We have run several tests and the results where depressing. I think we probably lost the source code, but if I can find it I will post it somewhere.
Here's some of the figures I remember: (all tests where raw network tests, RAM to RAM, no hard drives involved)
Two P90 systems using 100Mb/s Full Duplex (DEC 21140) cards. We where unable to sustain more then 35Mb/s using UDP in one direction only.
Linux on this configuration: close to 100Mb/s.
Using a raw packet driver on a 200MMX notebook with a SMC 100Mb/s Full Duplex card and using remote loopback we are unable to get much more then 15Mb/s sustained. (That's 15Mb/s going out and 15Mb/s comming in)

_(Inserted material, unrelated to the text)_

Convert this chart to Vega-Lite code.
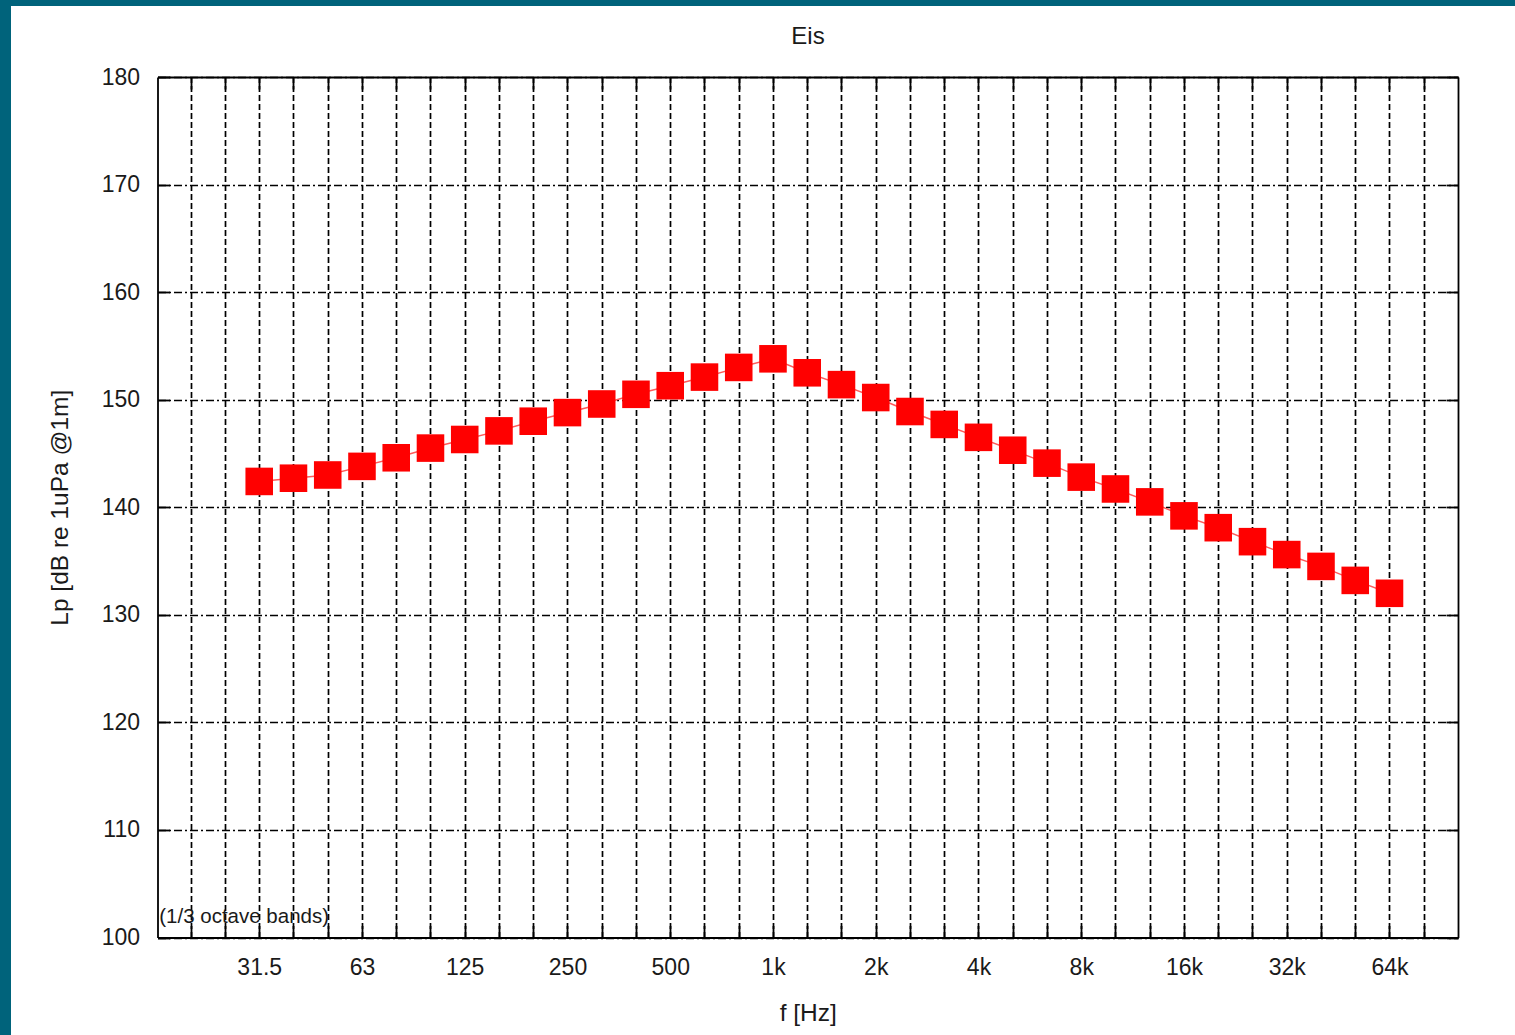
{
  "$schema": "https://vega.github.io/schema/vega-lite/v6.json",
  "width": 1504,
  "height": 1029,
  "autosize": {"type": "none"},
  "padding": {"left": 11, "top": 6, "right": 0, "bottom": 0},
  "background": "#00637b",
  "title": {"text": "Eis", "fontSize": 24, "font": "Liberation Sans", "fontWeight": "normal", "color": "#1a1a1a", "offset": 0, "dy": 67, "dx": 45, "anchor": "middle", "baseline": "bottom"},
  "config": {
    "view": {"fill": "white", "stroke": null},
    "axis": {"labelFont": "Liberation Sans", "titleFont": "Liberation Sans", "labelColor": "#1a1a1a", "titleColor": "#1a1a1a", "labelFontSize": 23, "titleFontSize": 24.5, "titleFontWeight": "normal", "domain": true, "domainColor": "black", "domainWidth": 1.8, "tickColor": "black", "tickWidth": 1.8, "tickSize": -12, "labelOverlap": false, "labelFlush": false}
  },
  "datasets": {
    "spectrum": [
      {"band": 0, "freq": "31.5", "lp": 142.4},
      {"band": 1, "freq": "40", "lp": 142.7},
      {"band": 2, "freq": "50", "lp": 143.0},
      {"band": 3, "freq": "63", "lp": 143.8},
      {"band": 4, "freq": "80", "lp": 144.6},
      {"band": 5, "freq": "100", "lp": 145.5},
      {"band": 6, "freq": "125", "lp": 146.3},
      {"band": 7, "freq": "160", "lp": 147.1},
      {"band": 8, "freq": "200", "lp": 148.0},
      {"band": 9, "freq": "250", "lp": 148.8},
      {"band": 10, "freq": "315", "lp": 149.6},
      {"band": 11, "freq": "400", "lp": 150.5},
      {"band": 12, "freq": "500", "lp": 151.3},
      {"band": 13, "freq": "630", "lp": 152.1},
      {"band": 14, "freq": "800", "lp": 153.0},
      {"band": 15, "freq": "1k", "lp": 153.8},
      {"band": 16, "freq": "1.25k", "lp": 152.5},
      {"band": 17, "freq": "1.6k", "lp": 151.4},
      {"band": 18, "freq": "2k", "lp": 150.2},
      {"band": 19, "freq": "2.5k", "lp": 148.9},
      {"band": 20, "freq": "3.15k", "lp": 147.7},
      {"band": 21, "freq": "4k", "lp": 146.5},
      {"band": 22, "freq": "5k", "lp": 145.3},
      {"band": 23, "freq": "6.3k", "lp": 144.1},
      {"band": 24, "freq": "8k", "lp": 142.8},
      {"band": 25, "freq": "10k", "lp": 141.7},
      {"band": 26, "freq": "12.5k", "lp": 140.5},
      {"band": 27, "freq": "16k", "lp": 139.2},
      {"band": 28, "freq": "20k", "lp": 138.1},
      {"band": 29, "freq": "25k", "lp": 136.8},
      {"band": 30, "freq": "31.5k", "lp": 135.6},
      {"band": 31, "freq": "40k", "lp": 134.5},
      {"band": 32, "freq": "50k", "lp": 133.2},
      {"band": 33, "freq": "63k", "lp": 132.0}
    ]
  },
  "layer": [
    {
      "data": {"values": [{"note": "(1/3 octave bands)"}]},
      "mark": {"type": "text", "align": "left", "baseline": "alphabetic", "fontSize": 20.5, "font": "Liberation Sans", "color": "#1a1a1a"},
      "encoding": {
        "x": {
          "datum": -2.92, "type": "quantitative",
          "scale": {"domain": [-2.97, 35], "range": [146.5, 1447], "nice": false, "zero": false},
          "axis": {
            "orient": "bottom",
            "offset": -97.5,
            "values": [-2,-1,0,1,2,3,4,5,6,7,8,9,10,11,12,13,14,15,16,17,18,19,20,21,22,23,24,25,26,27,28,29,30,31,32,33,34],
            "labelExpr": "datum.value >= 0 && datum.value % 3 == 0 ? ['31.5','63','125','250','500','1k','2k','4k','8k','16k','32k','64k'][datum.value / 3] : ''",
            "labelAngle": 0,
            "labelPadding": 31,
            "grid": false,
            "title": "f [Hz]", "titlePadding": 22
          }
        },
        "y": {
          "datum": 101.35, "type": "quantitative",
          "scale": {"domain": [100, 180], "range": [931.5, 71], "nice": false, "zero": false},
          "axis": {
            "orient": "left",
            "offset": -146.5,
            "values": [100,110,120,130,140,150,160,170,180],
            "labelPadding": 30,
            "grid": true, "gridColor": "black", "gridOpacity": 1, "gridWidth": 1.7, "gridDash": [8, 3, 2, 3],
            "title": "Lp [dB re 1uPa @1m]", "titlePadding": 29
          }
        },
        "text": {"field": "note", "type": "nominal"}
      }
    },
    {
      "data": {"name": "spectrum"},
      "mark": {"type": "line", "color": "#ff5a5a", "strokeWidth": 1.5},
      "encoding": {
        "x": {"field": "band", "type": "quantitative", "axis": null},
        "y": {"field": "lp", "type": "quantitative", "axis": null}
      }
    },
    {
      "data": {"name": "spectrum"},
      "mark": {"type": "point", "shape": "square", "filled": true, "size": 760, "color": "#ff0000", "opacity": 1},
      "encoding": {
        "x": {
          "field": "band", "type": "quantitative",
          "axis": {"orient": "top", "offset": -71, "values": [-2,-1,0,1,2,3,4,5,6,7,8,9,10,11,12,13,14,15,16,17,18,19,20,21,22,23,24,25,26,27,28,29,30,31,32,33,34], "labels": false, "grid": true, "gridColor": "black", "gridOpacity": 1, "gridWidth": 1.7, "gridDash": [6, 3], "title": null}
        },
        "y": {
          "field": "lp", "type": "quantitative",
          "axis": {"orient": "right", "offset": -57, "values": [100,110,120,130,140,150,160,170,180], "labels": false, "grid": false, "title": null}
        },
        "tooltip": [{"field": "freq", "type": "nominal"}, {"field": "lp", "type": "quantitative"}]
      }
    }
  ],
  "resolve": {"axis": {"x": "independent", "y": "independent"}}
}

This was using raw Ethernet packets, no TCP/IP or other protocol.
This same configuration in a normal network is unable to receive more than around 4Mb/s UDP multicast packets, or packets will be dropped (thus not received)

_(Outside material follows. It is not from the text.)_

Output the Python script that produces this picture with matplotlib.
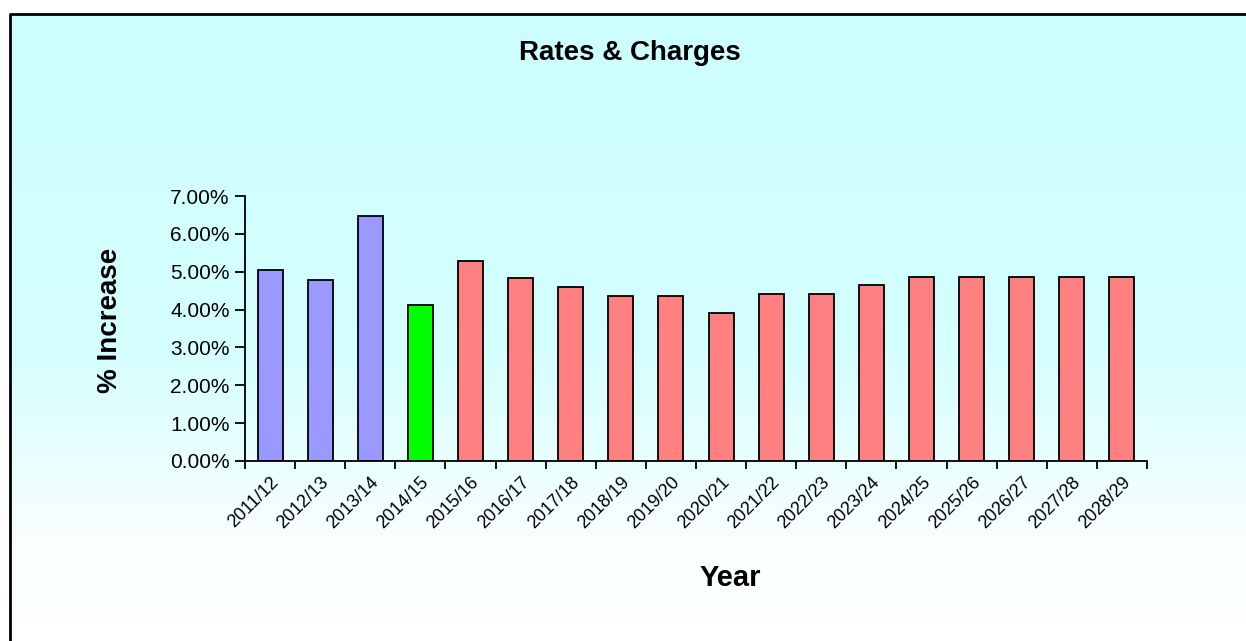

I'm surprised that people have kept up with the poor raw network performance of our Redmondians. It's a disgrace, and I will NEVER use a M$ product if serious networking is to be done. Even if the Ethernet adapter handles the protocols.
Breace.
One thing is becoming obvious.
We need some serious network benchmark tools that are cross-platform usable between Linux and Windows and maybe more.
Strangely enough not too many seem to exist. Neither does someone seem to have some hard data on network performance. It entirely useless to say 'I get 1MB/s using FTP'.
A good network benchmark tool will be able to test raw Ethernet performance as well as performance through protocol layers.
Of course it would only test the network and not use the file system or hard drive. It should be very clear what sort of configuration is supposed to be used: two systems running full-duplex, one system using remote loopback or whatever. It could also be interesting to have a > 2 system test to show what collisions do.
And most important as far as I'm concerned: Open Source. I don't believe in closed source benchmarks.
The difference between raw Ethernet and TCP/IP protocol would show us how badly we need hardware assistance on what platform.
Maybe we should try to port netperf ( www.netperf.org) to Windows and add raw Ethernet to it.
Well, maybe I'll be a bit more serious about this if there's an interest.
Breace.
Hmmm...
When I read the slogan under the Slashdot logo at the top of this page it says "News for Nerds. Stuff that Matters". I don't see "LINUX ONLY" stamped anywhere up there. I don't see anything wrong with the posters giving us articles concerning platforms or OSes other than Linux and the hardware it runs on. In fact even though I'm quite a Linux supporter, I'm sick of the people who think this must be a Linux only site. My understanding is that Linux is on the minds of the nerds at this point of history so we get alot of stories about Linux (if I'm wrong here, well, sorry... somebody should make that clear). That's cool, but why are the posters slammed when they post an article about something other than Linux? That's not cool, or uncool, or whatever.